Short problem: Return precisely the span of lines from the top of the material below to the line containing "const yTicks = [0, 5, 10, 15, 20, 25];", both included. Pictures are excluded.

++++++++

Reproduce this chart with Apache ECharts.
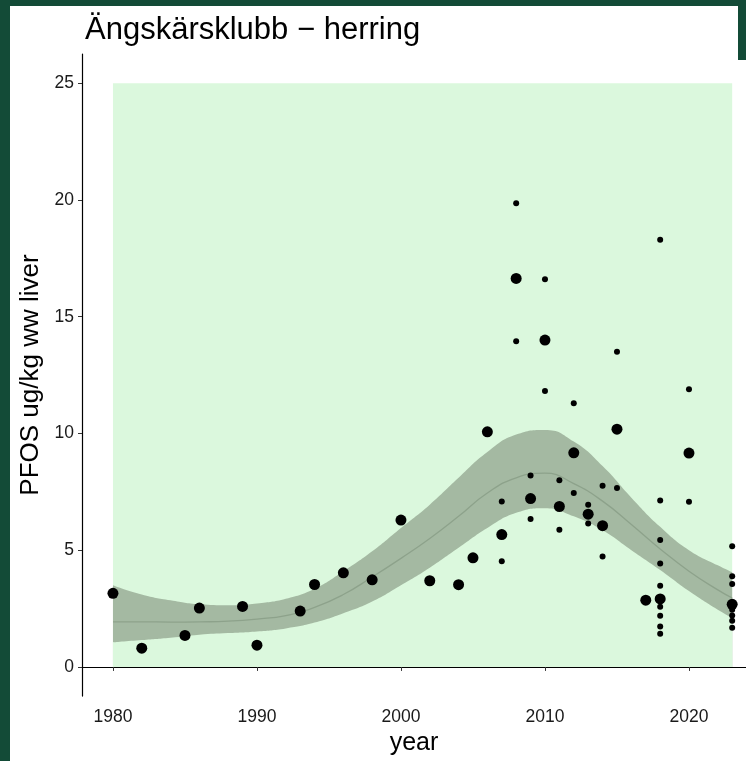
<!DOCTYPE html>
<html>
<head>
<meta charset="utf-8">
<title>Ängskärsklubb - herring</title>
<script src="https://cdn.jsdelivr.net/npm/echarts@6/dist/echarts.min.js"></script>
<style>
    html, body { margin: 0; padding: 0; background: #ffffff; }
    #chart { width: 746px; height: 761px; }
</style>
</head>
<body>
<div id="chart"></div>
<script>
    // yearly values (big dots)
    const meanYears = [1980, 1982, 1985, 1986, 1989, 1990, 1993, 1994, 1996, 1998, 2000, 2002, 2004, 2005,
        2006, 2007, 2008, 2009, 2010, 2011, 2012, 2013, 2014, 2015, 2017, 2018, 2020, 2023];
    const meanValues = [3.15, 0.8, 1.35, 2.52, 2.59, 0.93, 2.39, 3.53, 4.03, 3.73, 6.29, 3.69, 3.52, 4.67,
        10.07, 5.67, 16.64, 7.21, 14.0, 6.87, 9.17, 6.54, 6.05, 10.18, 2.86, 2.91, 9.16, 2.68];

    // single samples (small dots)
    const sampleYears = [2007, 2007, 2008, 2008, 2009, 2009, 2010, 2010, 2011, 2011, 2012, 2012,
        2013, 2013, 2014, 2014, 2015, 2015,
        2018, 2018, 2018, 2018, 2018, 2018, 2018, 2018, 2018,
        2020, 2020,
        2023, 2023, 2023, 2023, 2023, 2023, 2023];
    const sampleValues = [7.08, 4.53, 19.86, 13.95, 8.2, 6.34, 16.6, 11.82, 7.99, 5.87, 11.29, 7.45,
        6.95, 6.14, 7.76, 4.73, 13.5, 7.66,
        18.29, 7.13, 5.44, 4.43, 3.48, 2.58, 2.19, 1.73, 1.42,
        11.89, 7.07,
        5.17, 3.88, 3.55, 2.45, 2.2, 1.98, 1.68];

    // smoother and its confidence band
    const fitYears = [1980, 1982, 1984, 1986, 1988, 1990, 1992, 1994, 1996, 1998, 2000, 2002, 2004, 2006,
        2008, 2010, 2012, 2014, 2016, 2018, 2020, 2022, 2023];
    const fitValues = [1.93, 1.93, 1.92, 1.93, 1.96, 2.05, 2.2, 2.55, 3.1, 3.85, 4.65, 5.5, 6.45, 7.45,
        8.1, 8.3, 7.85, 7.1, 6.1, 5.05, 4.1, 3.3, 2.95];
    const fitLower = [1.05, 1.15, 1.25, 1.38, 1.45, 1.52, 1.65, 1.9, 2.3, 2.8, 3.5, 4.25, 5.1, 5.95,
        6.6, 6.8, 6.45, 5.85, 5.0, 4.15, 3.25, 2.45, 2.1];
    const fitUpper = [3.5, 3.1, 2.85, 2.68, 2.64, 2.72, 2.92, 3.35, 4.1, 4.95, 5.95, 6.95, 8.1, 9.2,
        9.95, 10.15, 9.65, 8.6, 7.25, 6.0, 5.0, 4.35, 4.05];

    const panelYears = [1980, 2023];
    const panelValues = [0, 25];
    const xTicks = [1980, 1990, 2000, 2010, 2020];
    const yTicks = [0, 5, 10, 15, 20, 25];

    const font = 'Liberation Sans, Arial, sans-serif';
    const panelColor = '#dbf8dd';
    const bandColor = '#a4b9a2';
    const pairs = (xs, ys) => xs.map((x, i) => [x, ys[i]]);

    let myChart = echarts.init(document.getElementById('chart'), null, { renderer: 'canvas' });

    let option = {
        backgroundColor: '#ffffff',
        animation: false,
        title: {
            text: 'Ängskärsklubb − herring',
            left: 80,
            top: 10,
            textStyle: { fontFamily: font, fontSize: 31, fontWeight: 'normal', color: '#000' }
        },
        graphic: [
            { type: 'rect', left: 0, top: 0, shape: { width: 10, height: 761 }, style: { fill: '#134b37' } },
            { type: 'rect', left: 0, top: 0, shape: { width: 746, height: 6 }, style: { fill: '#134b37' } },
            { type: 'rect', right: 0, top: 0, shape: { width: 8, height: 60 }, style: { fill: '#134b37' } }
        ],
        grid: {
            left: 82,
            top: 54,
            width: 664,
            height: 644,
            containLabel: false
        },
        xAxis: {
            type: 'value',
            min: 1977.85,
            max: 2023.96,
            name: 'year',
            nameLocation: 'middle',
            nameGap: 34,
            nameTextStyle: { fontFamily: font, fontSize: 25, color: '#000' },
            axisLine: { show: true, lineStyle: { color: '#000', width: 1.2 } },
            axisTick: { show: true, length: 4, customValues: xTicks, lineStyle: { color: '#333' } },
            axisLabel: {
                customValues: xTicks,
                formatter: v => String(v),
                margin: 12,
                fontFamily: font,
                fontSize: 17.5,
                color: '#1a1a1a'
            },
            splitLine: { show: false }
        },
        yAxis: {
            type: 'value',
            min: -1.25,
            max: 26.25,
            name: 'PFOS ug/kg ww liver',
            nameLocation: 'middle',
            nameGap: 36,
            nameRotate: 90,
            nameTextStyle: { fontFamily: font, fontSize: 26, color: '#000' },
            axisLine: { show: true, lineStyle: { color: '#000', width: 1.2 } },
            axisTick: { show: true, length: 4, customValues: yTicks, lineStyle: { color: '#333' } },
            axisLabel: {
                customValues: yTicks,
                margin: 8,
                fontFamily: font,
                fontSize: 17.5,
                color: '#1a1a1a'
            },
            splitLine: { show: false }
        },
        series: [
            {
                name: 'panel',
                type: 'line',
                data: [],
                silent: true,
                z: 0,
                markArea: {
                    silent: true,
                    itemStyle: { color: panelColor },
                    data: [[
                        { coord: [panelYears[0], panelValues[0]] },
                        { coord: [panelYears[1], panelValues[1]] }
                    ]]
                }
            },
            {
                // upper edge of the band, filled down to zero
                name: 'upper',
                type: 'line',
                data: pairs(fitYears, fitUpper),
                smooth: true,
                symbol: 'none',
                lineStyle: { opacity: 0 },
                areaStyle: { color: bandColor, opacity: 1, origin: 0 },
                z: 1
            },
            {
                // lower edge, fill with panel colour to cut the band
                name: 'lower',
                type: 'line',
                data: pairs(fitYears, fitLower),
                smooth: true,
                symbol: 'none',
                lineStyle: { opacity: 0 },
                areaStyle: { color: panelColor, opacity: 1, origin: 0 },
                z: 2
            },
            {
                name: 'fit',
                type: 'line',
                data: pairs(fitYears, fitValues),
                smooth: true,
                symbol: 'none',
                lineStyle: { color: '#8da28b', width: 1.3 },
                z: 3
            },
            {
                name: 'yearly',
                type: 'scatter',
                data: pairs(meanYears, meanValues),
                symbolSize: 11,
                itemStyle: { color: '#000', opacity: 1 },
                z: 4
            },
            {
                name: 'samples',
                type: 'scatter',
                data: pairs(sampleYears, sampleValues),
                symbolSize: 6,
                itemStyle: { color: '#000', opacity: 1 },
                z: 5
            }
        ]
    };

    myChart.setOption(option);
</script>
</body>
</html>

++++++++

Exercise result:
Reproduce this chart with Apache ECharts.
<!DOCTYPE html>
<html>
<head>
<meta charset="utf-8">
<title>Ängskärsklubb - herring</title>
<script src="https://cdn.jsdelivr.net/npm/echarts@6/dist/echarts.min.js"></script>
<style>
    html, body { margin: 0; padding: 0; background: #ffffff; }
    #chart { width: 746px; height: 761px; }
</style>
</head>
<body>
<div id="chart"></div>
<script>
    // yearly values (big dots)
    const meanYears = [1980, 1982, 1985, 1986, 1989, 1990, 1993, 1994, 1996, 1998, 2000, 2002, 2004, 2005,
        2006, 2007, 2008, 2009, 2010, 2011, 2012, 2013, 2014, 2015, 2017, 2018, 2020, 2023];
    const meanValues = [3.15, 0.8, 1.35, 2.52, 2.59, 0.93, 2.39, 3.53, 4.03, 3.73, 6.29, 3.69, 3.52, 4.67,
        10.07, 5.67, 16.64, 7.21, 14.0, 6.87, 9.17, 6.54, 6.05, 10.18, 2.86, 2.91, 9.16, 2.68];

    // single samples (small dots)
    const sampleYears = [2007, 2007, 2008, 2008, 2009, 2009, 2010, 2010, 2011, 2011, 2012, 2012,
        2013, 2013, 2014, 2014, 2015, 2015,
        2018, 2018, 2018, 2018, 2018, 2018, 2018, 2018, 2018,
        2020, 2020,
        2023, 2023, 2023, 2023, 2023, 2023, 2023];
    const sampleValues = [7.08, 4.53, 19.86, 13.95, 8.2, 6.34, 16.6, 11.82, 7.99, 5.87, 11.29, 7.45,
        6.95, 6.14, 7.76, 4.73, 13.5, 7.66,
        18.29, 7.13, 5.44, 4.43, 3.48, 2.58, 2.19, 1.73, 1.42,
        11.89, 7.07,
        5.17, 3.88, 3.55, 2.45, 2.2, 1.98, 1.68];

    // smoother and its confidence band
    const fitYears = [1980, 1982, 1984, 1986, 1988, 1990, 1992, 1994, 1996, 1998, 2000, 2002, 2004, 2006,
        2008, 2010, 2012, 2014, 2016, 2018, 2020, 2022, 2023];
    const fitValues = [1.93, 1.93, 1.92, 1.93, 1.96, 2.05, 2.2, 2.55, 3.1, 3.85, 4.65, 5.5, 6.45, 7.45,
        8.1, 8.3, 7.85, 7.1, 6.1, 5.05, 4.1, 3.3, 2.95];
    const fitLower = [1.05, 1.15, 1.25, 1.38, 1.45, 1.52, 1.65, 1.9, 2.3, 2.8, 3.5, 4.25, 5.1, 5.95,
        6.6, 6.8, 6.45, 5.85, 5.0, 4.15, 3.25, 2.45, 2.1];
    const fitUpper = [3.5, 3.1, 2.85, 2.68, 2.64, 2.72, 2.92, 3.35, 4.1, 4.95, 5.95, 6.95, 8.1, 9.2,
        9.95, 10.15, 9.65, 8.6, 7.25, 6.0, 5.0, 4.35, 4.05];

    const panelYears = [1980, 2023];
    const panelValues = [0, 25];
    const xTicks = [1980, 1990, 2000, 2010, 2020];
    const yTicks = [0, 5, 10, 15, 20, 25];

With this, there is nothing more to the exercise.